**Task description:**
Return the lines below that carry the word "diagram".

A run of records
-=-=-

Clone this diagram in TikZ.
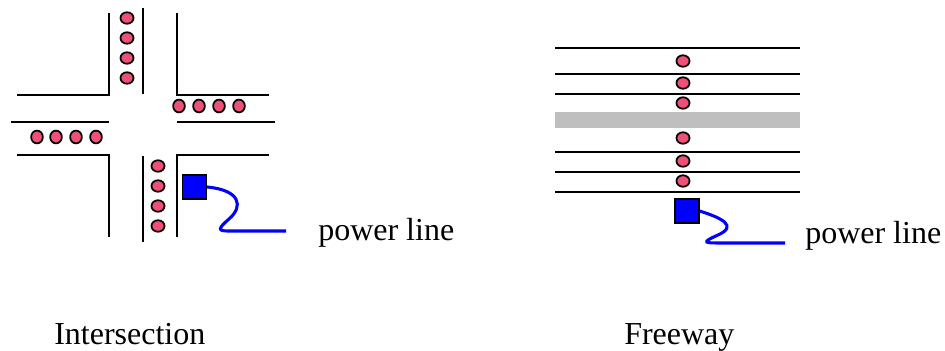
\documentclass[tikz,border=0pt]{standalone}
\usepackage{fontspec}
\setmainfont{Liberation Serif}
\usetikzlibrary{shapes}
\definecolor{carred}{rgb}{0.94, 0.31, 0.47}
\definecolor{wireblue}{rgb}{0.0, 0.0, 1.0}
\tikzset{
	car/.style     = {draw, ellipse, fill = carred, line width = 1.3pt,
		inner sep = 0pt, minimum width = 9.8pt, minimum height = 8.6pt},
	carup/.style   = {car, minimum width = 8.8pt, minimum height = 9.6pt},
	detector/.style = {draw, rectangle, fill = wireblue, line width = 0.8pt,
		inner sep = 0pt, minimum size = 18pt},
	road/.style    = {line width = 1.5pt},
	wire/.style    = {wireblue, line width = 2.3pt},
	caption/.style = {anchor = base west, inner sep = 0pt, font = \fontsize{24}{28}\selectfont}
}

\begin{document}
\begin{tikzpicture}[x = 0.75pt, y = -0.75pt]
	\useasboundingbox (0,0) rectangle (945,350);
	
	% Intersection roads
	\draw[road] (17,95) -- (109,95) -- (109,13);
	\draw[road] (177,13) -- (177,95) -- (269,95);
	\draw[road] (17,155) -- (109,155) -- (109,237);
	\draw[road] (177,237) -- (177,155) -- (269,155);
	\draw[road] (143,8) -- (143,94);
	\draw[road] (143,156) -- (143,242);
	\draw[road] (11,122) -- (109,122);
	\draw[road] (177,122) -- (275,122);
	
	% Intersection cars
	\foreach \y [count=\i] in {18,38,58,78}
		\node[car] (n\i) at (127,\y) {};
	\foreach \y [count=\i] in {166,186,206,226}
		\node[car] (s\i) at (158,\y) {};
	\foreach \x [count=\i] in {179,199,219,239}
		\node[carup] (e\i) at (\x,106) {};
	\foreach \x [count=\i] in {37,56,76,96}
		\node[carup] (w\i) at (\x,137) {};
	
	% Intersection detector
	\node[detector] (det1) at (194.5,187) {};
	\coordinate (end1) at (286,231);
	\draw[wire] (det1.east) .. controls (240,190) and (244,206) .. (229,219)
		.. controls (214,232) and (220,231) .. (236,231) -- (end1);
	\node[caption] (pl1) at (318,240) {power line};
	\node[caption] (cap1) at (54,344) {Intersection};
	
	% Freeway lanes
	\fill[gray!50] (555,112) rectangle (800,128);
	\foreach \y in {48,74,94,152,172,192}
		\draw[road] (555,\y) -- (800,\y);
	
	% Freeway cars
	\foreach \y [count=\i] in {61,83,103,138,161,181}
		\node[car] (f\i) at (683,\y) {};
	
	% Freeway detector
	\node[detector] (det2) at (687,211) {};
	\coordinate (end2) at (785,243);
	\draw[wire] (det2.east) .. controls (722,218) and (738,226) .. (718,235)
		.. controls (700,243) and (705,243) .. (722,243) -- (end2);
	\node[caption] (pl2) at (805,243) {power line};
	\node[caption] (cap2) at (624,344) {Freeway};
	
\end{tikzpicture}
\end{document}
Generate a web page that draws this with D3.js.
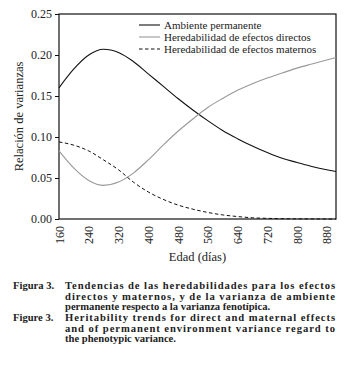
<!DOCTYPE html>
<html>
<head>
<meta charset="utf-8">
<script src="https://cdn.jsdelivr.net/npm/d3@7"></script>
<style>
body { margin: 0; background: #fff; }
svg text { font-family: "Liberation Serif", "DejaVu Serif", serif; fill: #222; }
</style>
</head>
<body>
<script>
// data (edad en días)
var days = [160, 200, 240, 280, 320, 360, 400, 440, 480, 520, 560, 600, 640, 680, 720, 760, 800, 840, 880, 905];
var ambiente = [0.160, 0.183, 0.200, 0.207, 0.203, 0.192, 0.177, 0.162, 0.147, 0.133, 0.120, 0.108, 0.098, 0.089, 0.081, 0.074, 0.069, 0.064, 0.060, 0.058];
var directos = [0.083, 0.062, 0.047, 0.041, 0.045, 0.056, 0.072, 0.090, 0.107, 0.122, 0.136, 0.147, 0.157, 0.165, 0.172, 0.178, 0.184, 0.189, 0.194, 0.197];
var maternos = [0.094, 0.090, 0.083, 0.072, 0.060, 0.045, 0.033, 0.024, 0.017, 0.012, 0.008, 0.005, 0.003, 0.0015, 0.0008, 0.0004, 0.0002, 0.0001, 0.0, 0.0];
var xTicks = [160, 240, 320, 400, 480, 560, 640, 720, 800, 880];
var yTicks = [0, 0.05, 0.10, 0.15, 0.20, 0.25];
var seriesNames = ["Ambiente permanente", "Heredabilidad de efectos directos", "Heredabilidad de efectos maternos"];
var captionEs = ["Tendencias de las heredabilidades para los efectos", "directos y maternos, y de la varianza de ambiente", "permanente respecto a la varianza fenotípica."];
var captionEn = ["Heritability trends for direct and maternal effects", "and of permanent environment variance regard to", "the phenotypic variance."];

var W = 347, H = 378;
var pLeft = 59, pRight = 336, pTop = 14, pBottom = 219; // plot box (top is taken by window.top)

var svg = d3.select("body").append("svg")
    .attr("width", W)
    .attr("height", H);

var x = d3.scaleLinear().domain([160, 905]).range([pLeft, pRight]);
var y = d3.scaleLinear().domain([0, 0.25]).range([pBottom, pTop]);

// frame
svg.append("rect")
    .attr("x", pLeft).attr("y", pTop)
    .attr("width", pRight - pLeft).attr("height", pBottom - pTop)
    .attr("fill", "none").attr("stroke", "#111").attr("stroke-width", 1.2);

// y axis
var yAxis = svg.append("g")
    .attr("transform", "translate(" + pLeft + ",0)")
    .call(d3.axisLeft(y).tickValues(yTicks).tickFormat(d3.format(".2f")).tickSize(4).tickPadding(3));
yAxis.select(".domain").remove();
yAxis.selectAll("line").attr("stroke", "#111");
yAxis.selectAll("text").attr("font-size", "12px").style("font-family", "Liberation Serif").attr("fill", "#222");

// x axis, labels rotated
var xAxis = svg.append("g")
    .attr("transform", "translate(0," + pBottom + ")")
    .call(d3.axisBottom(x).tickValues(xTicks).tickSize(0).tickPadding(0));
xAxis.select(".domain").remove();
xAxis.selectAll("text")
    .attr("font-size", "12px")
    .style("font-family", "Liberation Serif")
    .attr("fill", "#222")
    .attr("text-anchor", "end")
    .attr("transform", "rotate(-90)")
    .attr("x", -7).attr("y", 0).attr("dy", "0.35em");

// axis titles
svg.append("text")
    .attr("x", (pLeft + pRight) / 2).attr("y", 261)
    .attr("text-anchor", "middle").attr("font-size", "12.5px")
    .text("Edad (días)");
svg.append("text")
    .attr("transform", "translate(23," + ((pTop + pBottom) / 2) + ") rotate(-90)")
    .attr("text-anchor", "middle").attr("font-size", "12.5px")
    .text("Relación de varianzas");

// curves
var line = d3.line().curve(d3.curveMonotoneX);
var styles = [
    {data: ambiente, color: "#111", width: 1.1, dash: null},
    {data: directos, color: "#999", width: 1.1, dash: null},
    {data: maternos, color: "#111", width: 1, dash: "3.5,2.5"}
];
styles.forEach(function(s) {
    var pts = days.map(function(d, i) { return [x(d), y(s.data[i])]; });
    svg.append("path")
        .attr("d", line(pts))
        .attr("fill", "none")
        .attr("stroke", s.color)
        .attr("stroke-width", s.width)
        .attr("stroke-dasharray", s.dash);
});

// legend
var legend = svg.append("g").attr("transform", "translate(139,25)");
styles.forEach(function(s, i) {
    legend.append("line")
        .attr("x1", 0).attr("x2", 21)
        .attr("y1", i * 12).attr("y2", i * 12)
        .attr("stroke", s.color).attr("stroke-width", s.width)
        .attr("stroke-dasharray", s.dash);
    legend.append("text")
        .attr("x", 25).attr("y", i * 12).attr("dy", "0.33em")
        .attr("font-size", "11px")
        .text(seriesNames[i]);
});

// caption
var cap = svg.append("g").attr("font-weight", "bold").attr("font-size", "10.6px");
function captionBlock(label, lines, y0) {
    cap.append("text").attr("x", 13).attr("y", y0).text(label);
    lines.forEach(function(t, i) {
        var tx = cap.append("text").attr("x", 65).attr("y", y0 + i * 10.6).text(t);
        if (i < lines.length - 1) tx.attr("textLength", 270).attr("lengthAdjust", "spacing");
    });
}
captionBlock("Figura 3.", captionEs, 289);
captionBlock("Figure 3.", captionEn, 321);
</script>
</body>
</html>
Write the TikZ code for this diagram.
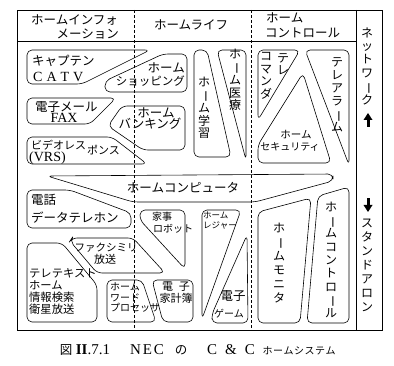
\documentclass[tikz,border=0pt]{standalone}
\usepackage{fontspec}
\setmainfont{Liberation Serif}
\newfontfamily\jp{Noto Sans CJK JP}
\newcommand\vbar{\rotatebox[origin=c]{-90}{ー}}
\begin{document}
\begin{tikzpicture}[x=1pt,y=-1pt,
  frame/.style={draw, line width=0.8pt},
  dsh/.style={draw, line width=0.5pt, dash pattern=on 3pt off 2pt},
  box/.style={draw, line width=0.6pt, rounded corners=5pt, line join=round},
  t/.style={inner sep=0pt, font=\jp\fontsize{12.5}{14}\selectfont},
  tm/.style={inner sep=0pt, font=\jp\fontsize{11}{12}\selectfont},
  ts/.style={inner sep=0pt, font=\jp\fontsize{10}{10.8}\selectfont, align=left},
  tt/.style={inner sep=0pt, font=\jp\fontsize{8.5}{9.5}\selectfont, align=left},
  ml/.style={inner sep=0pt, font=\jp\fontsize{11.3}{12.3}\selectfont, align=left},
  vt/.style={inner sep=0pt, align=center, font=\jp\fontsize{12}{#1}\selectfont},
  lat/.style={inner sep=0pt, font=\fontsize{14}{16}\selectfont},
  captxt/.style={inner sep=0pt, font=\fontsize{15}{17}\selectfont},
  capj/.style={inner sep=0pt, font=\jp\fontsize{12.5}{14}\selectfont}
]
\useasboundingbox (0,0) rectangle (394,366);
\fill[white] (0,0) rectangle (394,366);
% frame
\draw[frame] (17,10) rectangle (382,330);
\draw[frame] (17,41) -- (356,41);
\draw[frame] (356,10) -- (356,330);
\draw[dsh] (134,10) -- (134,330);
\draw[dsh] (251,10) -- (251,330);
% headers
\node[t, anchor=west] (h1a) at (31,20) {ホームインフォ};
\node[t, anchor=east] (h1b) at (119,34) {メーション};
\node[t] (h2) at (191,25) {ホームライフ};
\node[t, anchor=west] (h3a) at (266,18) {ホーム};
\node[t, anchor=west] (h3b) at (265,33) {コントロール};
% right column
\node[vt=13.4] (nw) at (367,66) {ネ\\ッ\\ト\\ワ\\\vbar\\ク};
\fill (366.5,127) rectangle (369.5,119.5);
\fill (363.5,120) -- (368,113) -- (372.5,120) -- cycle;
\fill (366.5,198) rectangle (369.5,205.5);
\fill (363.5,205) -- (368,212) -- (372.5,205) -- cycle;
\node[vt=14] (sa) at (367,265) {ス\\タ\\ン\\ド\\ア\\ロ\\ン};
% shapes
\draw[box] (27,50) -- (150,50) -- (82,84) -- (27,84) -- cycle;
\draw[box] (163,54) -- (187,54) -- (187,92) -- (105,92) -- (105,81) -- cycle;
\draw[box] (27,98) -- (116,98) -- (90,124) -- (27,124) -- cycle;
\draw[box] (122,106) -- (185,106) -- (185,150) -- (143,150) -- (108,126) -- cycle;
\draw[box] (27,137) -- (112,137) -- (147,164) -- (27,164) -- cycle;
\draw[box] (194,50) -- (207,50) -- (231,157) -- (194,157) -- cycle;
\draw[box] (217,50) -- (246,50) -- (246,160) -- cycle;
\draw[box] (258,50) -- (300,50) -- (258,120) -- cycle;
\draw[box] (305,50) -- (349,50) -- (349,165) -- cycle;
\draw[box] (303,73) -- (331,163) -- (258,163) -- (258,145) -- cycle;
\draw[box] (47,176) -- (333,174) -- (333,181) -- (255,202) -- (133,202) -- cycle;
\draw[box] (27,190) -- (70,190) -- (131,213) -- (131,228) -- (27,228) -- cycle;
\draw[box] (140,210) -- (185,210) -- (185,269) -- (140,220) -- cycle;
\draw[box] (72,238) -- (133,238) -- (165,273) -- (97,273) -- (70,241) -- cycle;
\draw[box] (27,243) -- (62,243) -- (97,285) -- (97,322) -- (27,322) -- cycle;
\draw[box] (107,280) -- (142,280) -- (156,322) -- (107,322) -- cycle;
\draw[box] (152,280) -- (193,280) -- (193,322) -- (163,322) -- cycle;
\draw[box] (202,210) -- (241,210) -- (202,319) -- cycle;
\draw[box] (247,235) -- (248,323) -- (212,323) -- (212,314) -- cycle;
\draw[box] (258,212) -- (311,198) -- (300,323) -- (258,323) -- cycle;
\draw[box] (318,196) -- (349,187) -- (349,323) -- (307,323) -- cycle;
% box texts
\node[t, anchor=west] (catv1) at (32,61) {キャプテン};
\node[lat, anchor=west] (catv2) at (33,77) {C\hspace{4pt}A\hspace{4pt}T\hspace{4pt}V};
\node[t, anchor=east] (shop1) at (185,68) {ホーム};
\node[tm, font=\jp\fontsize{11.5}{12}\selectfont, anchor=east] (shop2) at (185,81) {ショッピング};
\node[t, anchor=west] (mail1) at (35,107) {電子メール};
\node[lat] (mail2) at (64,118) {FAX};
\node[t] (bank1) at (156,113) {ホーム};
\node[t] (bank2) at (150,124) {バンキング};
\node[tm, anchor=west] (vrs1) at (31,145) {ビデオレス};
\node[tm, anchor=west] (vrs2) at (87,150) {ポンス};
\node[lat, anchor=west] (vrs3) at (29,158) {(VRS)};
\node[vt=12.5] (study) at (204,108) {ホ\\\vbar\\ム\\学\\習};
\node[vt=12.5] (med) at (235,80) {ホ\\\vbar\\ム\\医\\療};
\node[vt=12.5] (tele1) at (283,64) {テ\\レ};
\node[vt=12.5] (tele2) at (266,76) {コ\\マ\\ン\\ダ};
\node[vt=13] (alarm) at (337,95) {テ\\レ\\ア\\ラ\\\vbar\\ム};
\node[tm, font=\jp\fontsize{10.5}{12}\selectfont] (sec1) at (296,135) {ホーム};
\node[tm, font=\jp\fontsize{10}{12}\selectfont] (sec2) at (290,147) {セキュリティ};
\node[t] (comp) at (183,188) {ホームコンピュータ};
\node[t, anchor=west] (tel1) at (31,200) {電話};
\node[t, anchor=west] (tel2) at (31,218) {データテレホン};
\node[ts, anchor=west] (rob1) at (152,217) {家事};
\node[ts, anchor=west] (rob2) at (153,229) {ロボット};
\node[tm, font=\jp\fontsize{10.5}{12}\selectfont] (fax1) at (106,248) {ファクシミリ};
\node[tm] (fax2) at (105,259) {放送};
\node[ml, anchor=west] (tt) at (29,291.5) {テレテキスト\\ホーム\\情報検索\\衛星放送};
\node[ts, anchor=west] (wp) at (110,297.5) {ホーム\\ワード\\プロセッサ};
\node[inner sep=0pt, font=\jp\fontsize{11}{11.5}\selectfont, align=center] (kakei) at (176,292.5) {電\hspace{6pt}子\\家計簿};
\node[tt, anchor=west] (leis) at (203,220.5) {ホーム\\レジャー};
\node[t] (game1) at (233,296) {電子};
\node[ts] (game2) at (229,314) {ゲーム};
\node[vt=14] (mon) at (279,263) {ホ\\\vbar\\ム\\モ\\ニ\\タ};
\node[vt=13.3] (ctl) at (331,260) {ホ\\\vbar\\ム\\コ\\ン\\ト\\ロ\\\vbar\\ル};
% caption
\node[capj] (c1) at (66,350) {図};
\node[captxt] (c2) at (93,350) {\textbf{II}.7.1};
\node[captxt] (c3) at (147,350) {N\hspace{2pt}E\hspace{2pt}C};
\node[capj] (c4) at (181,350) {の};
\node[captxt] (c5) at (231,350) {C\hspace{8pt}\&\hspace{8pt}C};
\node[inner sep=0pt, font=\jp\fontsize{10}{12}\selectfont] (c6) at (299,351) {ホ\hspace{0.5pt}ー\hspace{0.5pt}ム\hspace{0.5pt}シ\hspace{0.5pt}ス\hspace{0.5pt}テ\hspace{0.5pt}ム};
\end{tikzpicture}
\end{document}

-=-=-

**Expected answer:**
Clone this diagram in TikZ.
Write the TikZ code for this diagram.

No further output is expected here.